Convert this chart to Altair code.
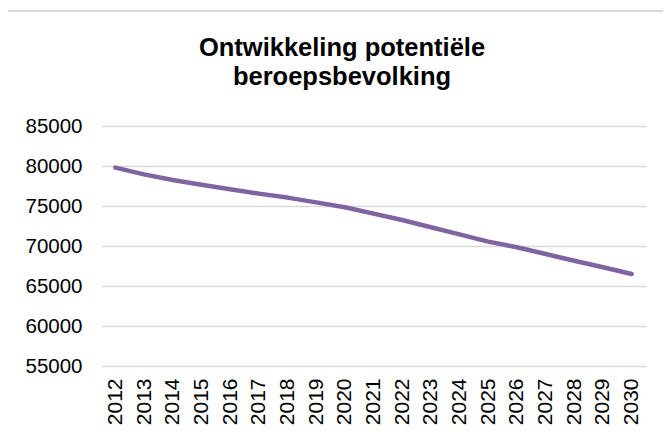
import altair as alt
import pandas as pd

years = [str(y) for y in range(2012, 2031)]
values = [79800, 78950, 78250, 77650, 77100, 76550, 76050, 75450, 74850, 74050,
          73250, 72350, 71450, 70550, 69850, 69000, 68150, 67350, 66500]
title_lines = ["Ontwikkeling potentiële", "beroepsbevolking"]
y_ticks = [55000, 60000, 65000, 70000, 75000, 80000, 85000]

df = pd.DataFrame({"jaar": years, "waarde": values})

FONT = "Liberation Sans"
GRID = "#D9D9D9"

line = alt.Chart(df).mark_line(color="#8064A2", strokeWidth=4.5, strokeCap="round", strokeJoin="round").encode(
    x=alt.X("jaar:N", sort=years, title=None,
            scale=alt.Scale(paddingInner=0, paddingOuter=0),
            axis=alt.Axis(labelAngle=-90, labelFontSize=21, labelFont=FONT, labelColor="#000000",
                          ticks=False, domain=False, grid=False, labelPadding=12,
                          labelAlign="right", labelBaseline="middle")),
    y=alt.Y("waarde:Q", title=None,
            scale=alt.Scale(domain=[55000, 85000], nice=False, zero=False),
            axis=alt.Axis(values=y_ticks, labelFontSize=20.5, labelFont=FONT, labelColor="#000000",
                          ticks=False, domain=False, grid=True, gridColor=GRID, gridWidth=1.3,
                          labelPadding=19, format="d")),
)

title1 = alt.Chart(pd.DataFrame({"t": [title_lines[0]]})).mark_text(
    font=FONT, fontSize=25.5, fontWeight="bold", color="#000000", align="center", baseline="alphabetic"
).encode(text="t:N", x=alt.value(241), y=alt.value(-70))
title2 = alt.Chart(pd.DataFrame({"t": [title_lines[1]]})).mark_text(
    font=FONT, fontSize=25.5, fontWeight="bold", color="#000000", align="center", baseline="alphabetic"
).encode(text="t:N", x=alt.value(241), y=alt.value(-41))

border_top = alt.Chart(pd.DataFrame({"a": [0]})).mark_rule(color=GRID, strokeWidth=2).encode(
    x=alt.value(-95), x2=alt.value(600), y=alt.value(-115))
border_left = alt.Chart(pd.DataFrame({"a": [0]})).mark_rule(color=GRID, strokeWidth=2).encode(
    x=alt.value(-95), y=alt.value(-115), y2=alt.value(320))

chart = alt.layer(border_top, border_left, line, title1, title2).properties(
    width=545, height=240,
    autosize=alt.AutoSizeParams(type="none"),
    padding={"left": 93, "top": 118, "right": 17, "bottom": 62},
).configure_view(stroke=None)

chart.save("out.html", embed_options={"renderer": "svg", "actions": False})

Goal of the exercise: Repeat verbatim all the material, but not the pictures.

Task answer:
Convert this chart to Altair code.
import altair as alt
import pandas as pd

years = [str(y) for y in range(2012, 2031)]
values = [79800, 78950, 78250, 77650, 77100, 76550, 76050, 75450, 74850, 74050,
          73250, 72350, 71450, 70550, 69850, 69000, 68150, 67350, 66500]
title_lines = ["Ontwikkeling potentiële", "beroepsbevolking"]
y_ticks = [55000, 60000, 65000, 70000, 75000, 80000, 85000]

df = pd.DataFrame({"jaar": years, "waarde": values})

FONT = "Liberation Sans"
GRID = "#D9D9D9"

line = alt.Chart(df).mark_line(color="#8064A2", strokeWidth=4.5, strokeCap="round", strokeJoin="round").encode(
    x=alt.X("jaar:N", sort=years, title=None,
            scale=alt.Scale(paddingInner=0, paddingOuter=0),
            axis=alt.Axis(labelAngle=-90, labelFontSize=21, labelFont=FONT, labelColor="#000000",
                          ticks=False, domain=False, grid=False, labelPadding=12,
                          labelAlign="right", labelBaseline="middle")),
    y=alt.Y("waarde:Q", title=None,
            scale=alt.Scale(domain=[55000, 85000], nice=False, zero=False),
            axis=alt.Axis(values=y_ticks, labelFontSize=20.5, labelFont=FONT, labelColor="#000000",
                          ticks=False, domain=False, grid=True, gridColor=GRID, gridWidth=1.3,
                          labelPadding=19, format="d")),
)

title1 = alt.Chart(pd.DataFrame({"t": [title_lines[0]]})).mark_text(
    font=FONT, fontSize=25.5, fontWeight="bold", color="#000000", align="center", baseline="alphabetic"
).encode(text="t:N", x=alt.value(241), y=alt.value(-70))
title2 = alt.Chart(pd.DataFrame({"t": [title_lines[1]]})).mark_text(
    font=FONT, fontSize=25.5, fontWeight="bold", color="#000000", align="center", baseline="alphabetic"
).encode(text="t:N", x=alt.value(241), y=alt.value(-41))

border_top = alt.Chart(pd.DataFrame({"a": [0]})).mark_rule(color=GRID, strokeWidth=2).encode(
    x=alt.value(-95), x2=alt.value(600), y=alt.value(-115))
border_left = alt.Chart(pd.DataFrame({"a": [0]})).mark_rule(color=GRID, strokeWidth=2).encode(
    x=alt.value(-95), y=alt.value(-115), y2=alt.value(320))

chart = alt.layer(border_top, border_left, line, title1, title2).properties(
    width=545, height=240,
    autosize=alt.AutoSizeParams(type="none"),
    padding={"left": 93, "top": 118, "right": 17, "bottom": 62},
).configure_view(stroke=None)

chart.save("out.html", embed_options={"renderer": "svg", "actions": False})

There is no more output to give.